Carbon market auditing process inherently flawed, concludes new paper

Third-party auditors are meant to safeguard and underwrite the quality of carbon markets, yet the intrinsic conflict of interest with which they grapple undermines their role as independent verifiers. This was the conclusion of a new study.

The market for carbon credits is facing a credibility crisis, with mounting evidence of projects failing to deliver their claimed carbon benefits. Current marginal reform efforts are unlikely to solve this.

One such example is the reliance on external auditors to bolster confidence in the market. A recent research paper and an accompanying editorial published in Science dive into one of the foundational concepts of carbon credit markets: that project developers hire and pay auditors from an approved list to verify claimed emission reductions or removals. 

Unconscious bias

As the paper outlines, this arrangement creates a direct conflict of interest. Auditors’ income depends on the developers whose work they evaluate, leading to both economic incentives and an unconscious bias to arrive at findings that favour their clients. 

While the paper notes that this arrangement is not unique to carbon credit markets, as auditing processes are common across different sectors, the self-serving bias is particularly pronounced in carbon credit markets due to the inherent ambiguity and numerous judgement calls required in carbon credit validation and verification. Auditors are asked to assess the credibility of developers’ subjective assumptions about “additionality” (whether the project would have happened anyway), “leakage” (emissions shifting elsewhere), and “permanence” (whether the project has a lasting climate impact). These criteria are typically not directly measurable, and many assessments are qualitative, which creates opportunity for biased interpretation.
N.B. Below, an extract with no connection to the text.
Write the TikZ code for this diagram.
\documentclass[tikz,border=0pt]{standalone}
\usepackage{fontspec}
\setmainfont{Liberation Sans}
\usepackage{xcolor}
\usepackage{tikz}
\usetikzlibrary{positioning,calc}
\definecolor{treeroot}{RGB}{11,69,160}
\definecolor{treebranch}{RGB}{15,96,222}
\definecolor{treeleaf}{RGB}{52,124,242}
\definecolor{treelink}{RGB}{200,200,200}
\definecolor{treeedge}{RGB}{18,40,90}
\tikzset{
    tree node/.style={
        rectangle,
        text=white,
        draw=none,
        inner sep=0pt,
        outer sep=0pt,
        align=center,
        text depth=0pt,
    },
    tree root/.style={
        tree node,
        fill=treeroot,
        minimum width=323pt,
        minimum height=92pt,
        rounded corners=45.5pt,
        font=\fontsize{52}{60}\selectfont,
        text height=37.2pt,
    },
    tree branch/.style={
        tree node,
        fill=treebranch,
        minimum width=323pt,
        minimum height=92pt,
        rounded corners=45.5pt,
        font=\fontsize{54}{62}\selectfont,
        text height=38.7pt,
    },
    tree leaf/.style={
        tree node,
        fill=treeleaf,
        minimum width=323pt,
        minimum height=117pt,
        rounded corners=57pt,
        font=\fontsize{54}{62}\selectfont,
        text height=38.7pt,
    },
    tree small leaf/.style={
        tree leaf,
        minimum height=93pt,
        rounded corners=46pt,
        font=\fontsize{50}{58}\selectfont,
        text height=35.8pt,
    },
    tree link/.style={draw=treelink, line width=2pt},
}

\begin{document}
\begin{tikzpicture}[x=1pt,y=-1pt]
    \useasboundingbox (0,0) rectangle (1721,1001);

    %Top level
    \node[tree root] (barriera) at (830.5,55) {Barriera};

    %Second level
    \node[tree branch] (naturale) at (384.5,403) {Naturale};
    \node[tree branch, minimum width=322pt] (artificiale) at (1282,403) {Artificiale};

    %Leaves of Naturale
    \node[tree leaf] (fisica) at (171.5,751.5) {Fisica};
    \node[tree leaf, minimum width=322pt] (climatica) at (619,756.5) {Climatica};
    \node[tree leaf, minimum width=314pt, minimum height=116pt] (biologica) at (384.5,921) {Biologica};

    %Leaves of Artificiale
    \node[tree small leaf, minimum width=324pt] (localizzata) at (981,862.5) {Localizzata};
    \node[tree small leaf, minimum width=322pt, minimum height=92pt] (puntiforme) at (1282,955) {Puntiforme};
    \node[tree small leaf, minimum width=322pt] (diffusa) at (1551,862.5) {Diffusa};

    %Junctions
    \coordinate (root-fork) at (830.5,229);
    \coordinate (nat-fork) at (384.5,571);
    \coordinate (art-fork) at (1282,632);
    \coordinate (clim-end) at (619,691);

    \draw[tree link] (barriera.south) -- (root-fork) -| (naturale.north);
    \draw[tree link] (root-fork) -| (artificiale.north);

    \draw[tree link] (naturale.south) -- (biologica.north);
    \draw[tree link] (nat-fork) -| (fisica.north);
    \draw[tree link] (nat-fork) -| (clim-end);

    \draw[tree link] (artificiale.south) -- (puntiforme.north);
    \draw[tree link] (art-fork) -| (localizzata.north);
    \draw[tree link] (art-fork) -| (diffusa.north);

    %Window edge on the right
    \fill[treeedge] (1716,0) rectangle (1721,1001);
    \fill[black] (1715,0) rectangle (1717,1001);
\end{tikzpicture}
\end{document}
Despite many carbon market stakeholders promoting third-party auditing as “essential to the environmental integrity” and “critical to ensuring the integrity and quality” of the voluntary carbon market, history shows auditors have not prevented widespread overcrediting, such as has occurred with cookstove projects and REDD+ forestry projects.  

A few bad apples?

The paper explores whether the issue of auditors failing to correct for overcrediting is limited to ‘a few bad apples’ or structural. Taking the largest certifier of carbon credits Verra as a case study, the analysis finds that 64% of Verra’s certified auditors have been involved in problematic projects where overcrediting was either explicitly acknowledged by Verra or found by peer-reviewed science.

While steps have been taken to restore the credibility of the market, including the suspension of some auditors that were involved in projects where overcrediting was brought to light, these steps have so far been marginal and do not tackle the problem at its core. 
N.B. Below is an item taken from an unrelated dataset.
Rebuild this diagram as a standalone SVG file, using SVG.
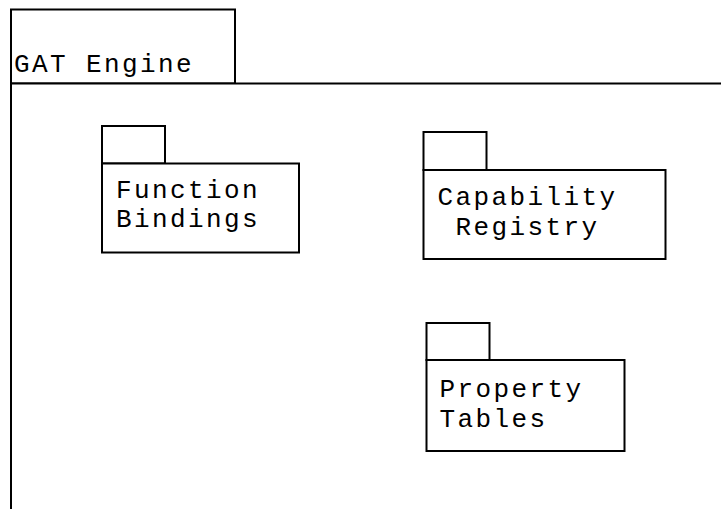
<svg xmlns="http://www.w3.org/2000/svg" width="721" height="509" viewBox="0 0 721 509">
  <style>
    .box { fill: #ffffff; stroke: #000000; stroke-width: 2; }
    .label { font-family: "Liberation Mono", "Courier New", monospace; font-size: 26px; letter-spacing: 2.4px; fill: #000000; white-space: pre; }
  </style>
  <rect width="721" height="509" fill="#ffffff"/>

  <!-- outer package: GAT Engine -->
  <g id="gat-engine">
    <rect class="box" x="11" y="9.5" width="224" height="74"/>
    <rect class="box" x="11" y="83.5" width="730" height="450"/>
    <text class="label" x="14" y="72">GAT Engine</text>
  </g>

  <g id="function-bindings">
    <rect class="box" x="102" y="126" width="63" height="37.5"/>
    <rect class="box" x="102" y="163.5" width="197" height="89"/>
    <text class="label" x="116" y="198">Function</text>
    <text class="label" x="116" y="227">Bindings</text>
  </g>

  <g id="capability-registry">
    <rect class="box" x="423.5" y="132" width="63" height="38"/>
    <rect class="box" x="423.5" y="170" width="242" height="89"/>
    <text class="label" x="437.5" y="204.5">Capability</text>
    <text class="label" x="437.5" y="234.5"> Registry</text>
  </g>

  <g id="property-tables">
    <rect class="box" x="426.5" y="323" width="63" height="37"/>
    <rect class="box" x="426.5" y="360" width="198" height="91"/>
    <text class="label" x="439.5" y="397">Property</text>
    <text class="label" x="439.5" y="427">Tables</text>
  </g>

  <g id="connectors"></g>
</svg>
As the paper states, “training, better oversight, or sanctions for a few auditors, do not address the inherent pressures to support what developers want that are built into the structure of an auditing system in which audited entities select and pay their auditors”. 

Some stakeholders have suggested a restructuring of the auditing process, drawing auditors from a global pool instead of a direct selection by the project developer. This has thus far not been taken up, despite evidence from a pilot on pollution audits showing that such a system could significantly improve the accuracy of auditors.

As the authors of the research paper also stress, demand for carbon credits is likely to increase due to the rollout of Article 6 carbon markets, with many countries indicating their intentions to use Article 6 carbon credits to meet their nationally determined contributions (NDCs), and the requirement for airlines under the Carbon Offsetting and Reduction Scheme for International Aviation (CORSIA) to increasingly offset their emissions with carbon credits. According to the paper, such “dramatic increases in demand can only make the problem worse”.

Relying on flawed credits to justify real emissions not only fails to tackle climate change, but can even exacerbate it when used to justify increased emissions. Without robust auditing, these flaws proliferate. For the integrity of climate action, a fundamental rethinking of carbon credit validation and verification is urgently needed.